§ **AIM**
Report every line from the material that contains the word "seaborn".

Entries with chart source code
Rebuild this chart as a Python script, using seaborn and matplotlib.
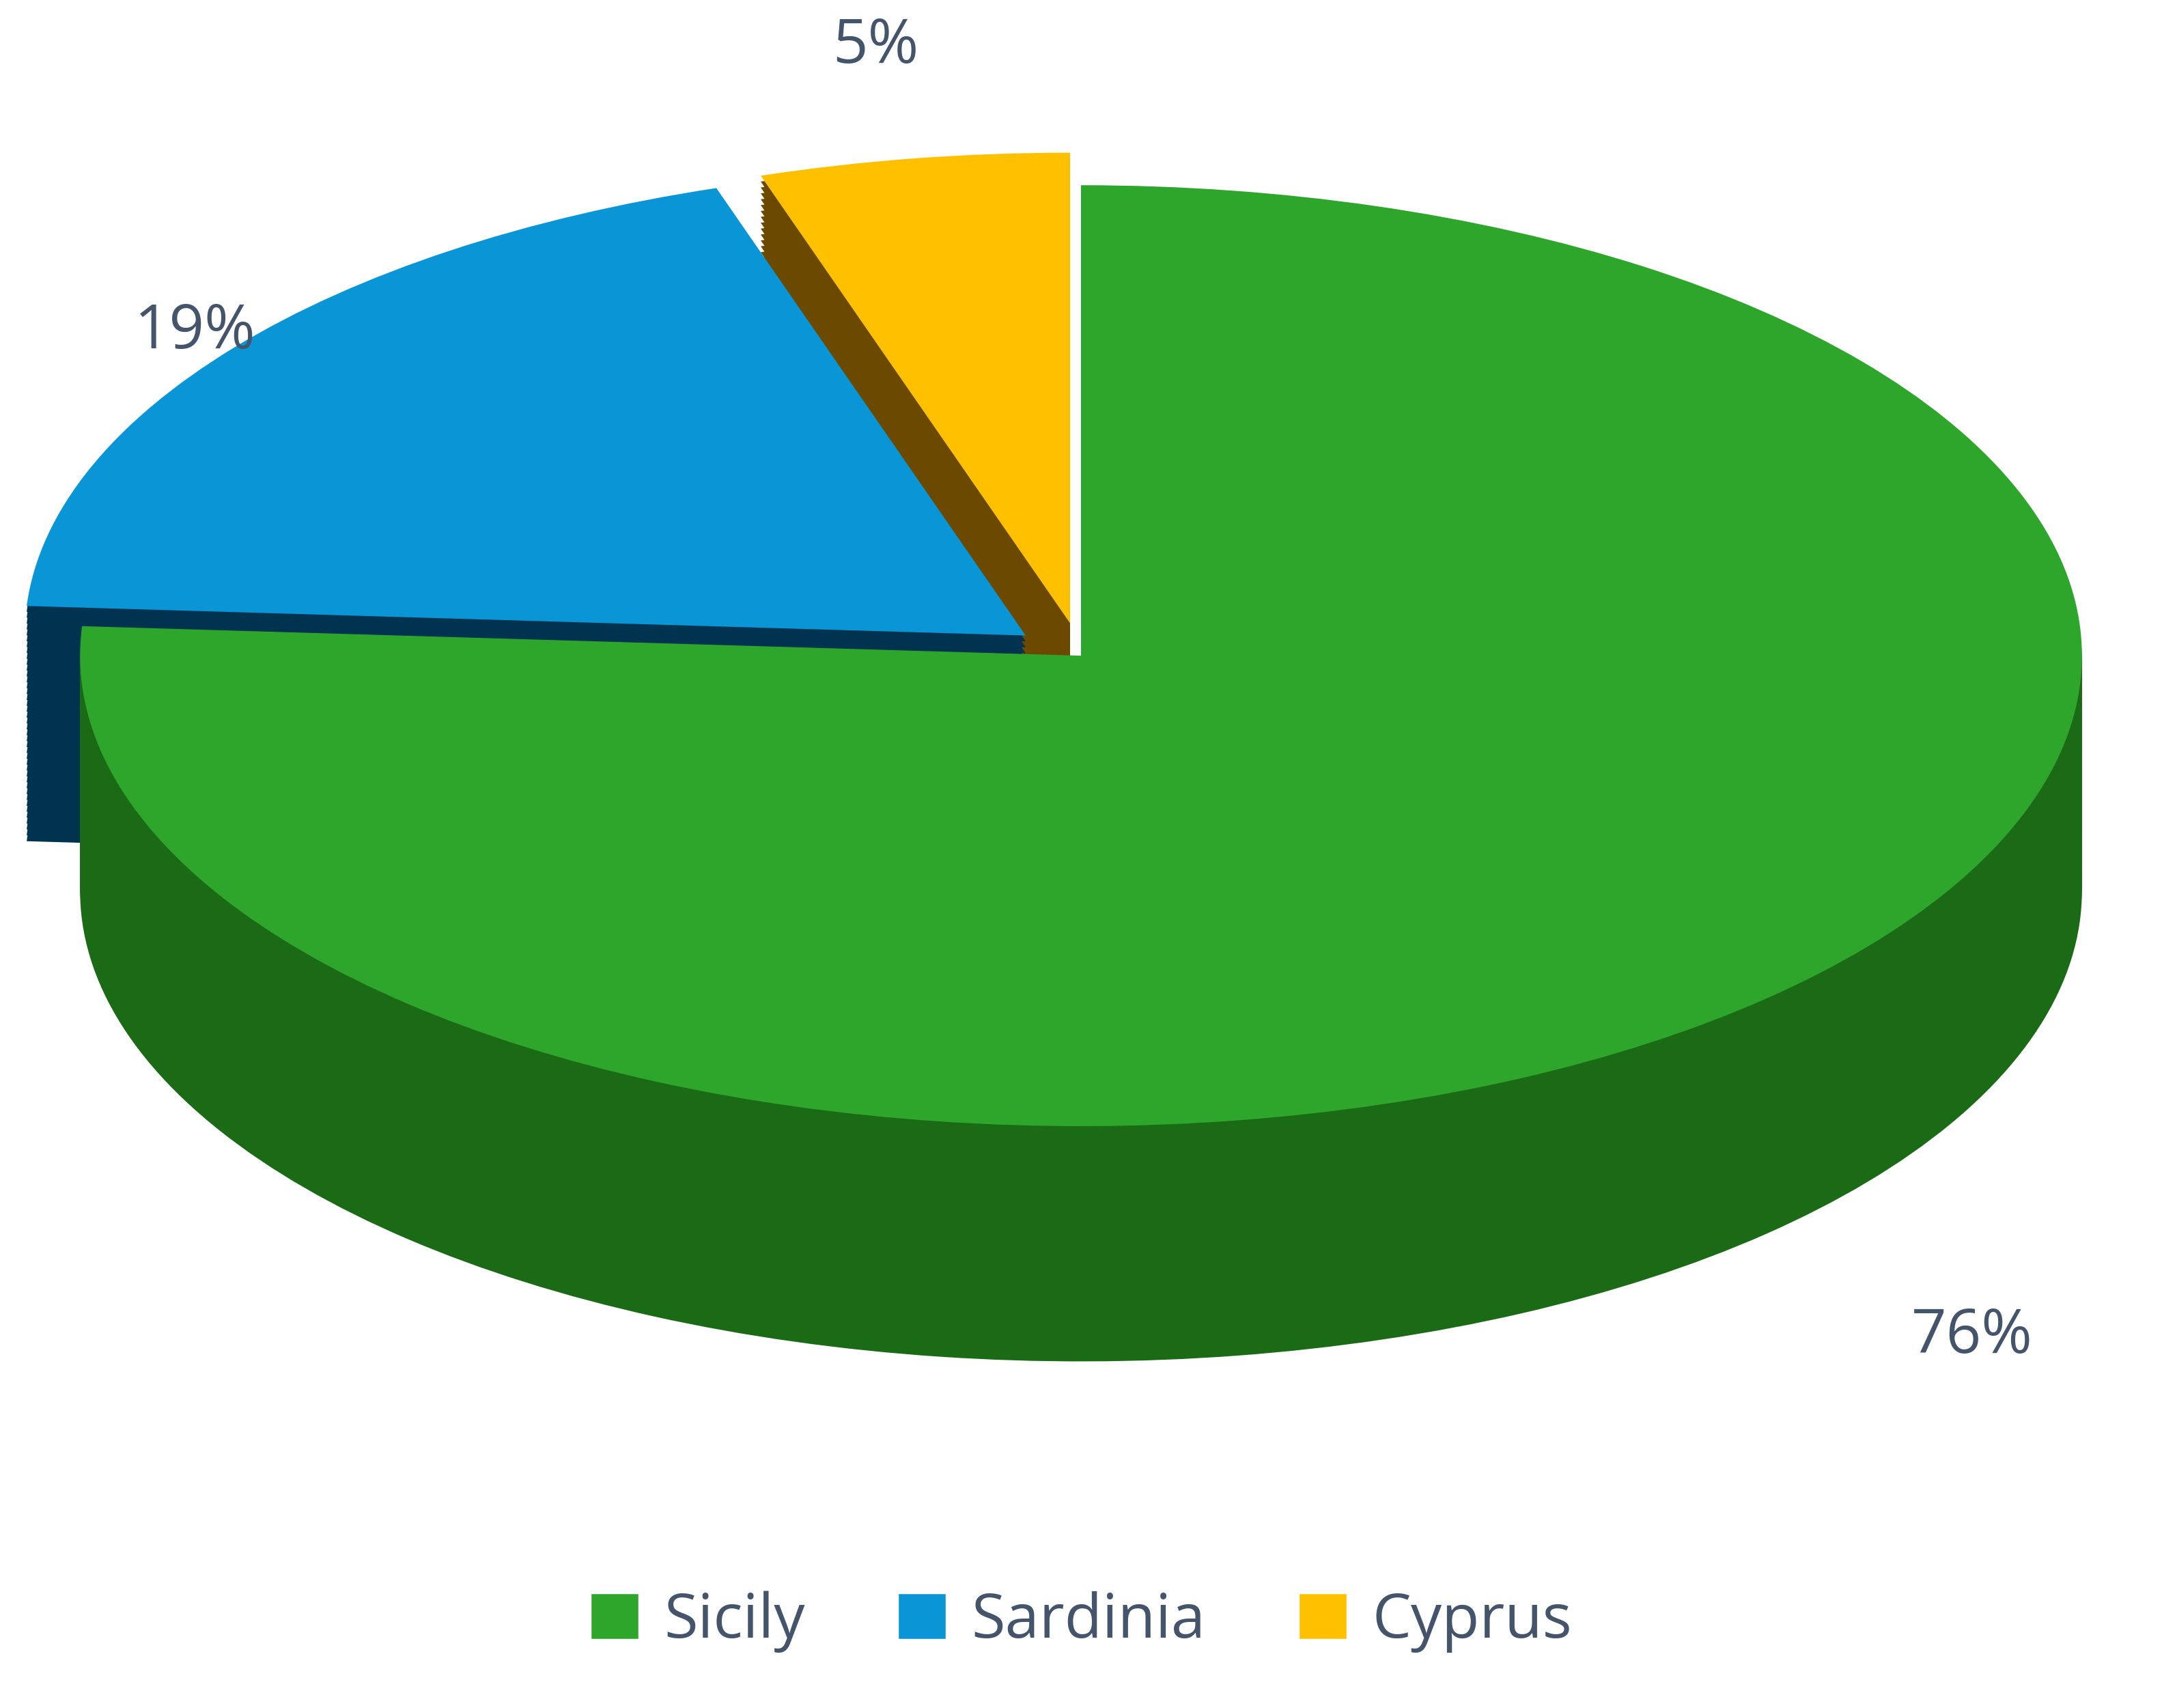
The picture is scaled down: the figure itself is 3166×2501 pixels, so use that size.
import numpy as np
import matplotlib
matplotlib.use("Agg")
import matplotlib.pyplot as plt
import seaborn as sns
from matplotlib.patches import Patch

# data
regions = ["Sicily", "Sardinia", "Cyprus"]
shares = [76, 19, 5]
top_colors = ["#2ea62b", "#0a95d6", "#ffc000"]
side_colors = ["#1a6a16", "#00334f", "#6b4a00"]
explode = [0.0, 0.07, 0.07]
label_radius = [1.3, 1.05, 1.24]

sns.set_theme(style="white")
plt.rcParams["font.family"] = ["Open Sans", "DejaVu Sans"]

fig = plt.figure(figsize=(12.664, 10.004), dpi=250)
ax = fig.add_axes([0.0, 0.1, 1.0, 0.9])

depth = 0.5
n_layers = 40
for k in range(n_layers, 0, -1):
    d = depth * k / n_layers
    ax.pie(shares, colors=side_colors, startangle=90, counterclock=False,
           explode=explode, center=(0, -d), radius=1.0,
           wedgeprops=dict(linewidth=0))

wedges, _ = ax.pie(shares, colors=top_colors, startangle=90, counterclock=False,
                   explode=explode, center=(0, 0), radius=1.0,
                   wedgeprops=dict(linewidth=0))

ax.set_aspect(0.47)
ax.set_xlim(-1.08, 1.08)
ax.set_ylim(-1.78, 1.3)
ax.axis("off")

# percentage labels placed outside each slice
start = 90.0
for share, ex, r in zip(shares, explode, label_radius):
    mid = start - share * 3.6 / 2
    start -= share * 3.6
    th = np.deg2rad(mid)
    x, y = (r + ex) * np.cos(th), (r + ex) * np.sin(th)
    if share == 76:
        y -= depth
    ax.text(x, y, f"{share}%", ha="center", va="center",
            fontsize=26, color="#44546a")

handles = [Patch(facecolor=c, label=l) for c, l in zip(top_colors, regions)]
fig.legend(handles=handles, loc="lower center", ncol=3, frameon=False,
           fontsize=26, labelcolor="#44546a", handlelength=0.8,
           handleheight=0.8, columnspacing=1.5, handletextpad=0.4,
           bbox_to_anchor=(0.5, 0.0))

fig.savefig("out.png", dpi=250)
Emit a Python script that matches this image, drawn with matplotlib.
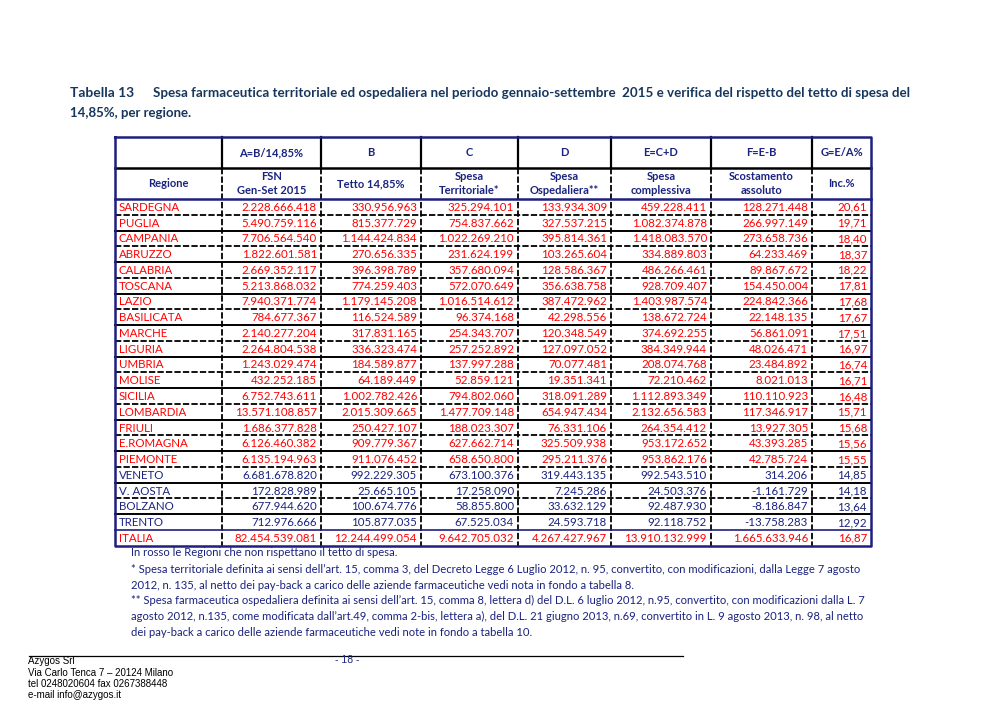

§ **COMPLETE RESPONSE**
Rebuild this chart as a Python script, using seaborn and matplotlib.
import seaborn as sns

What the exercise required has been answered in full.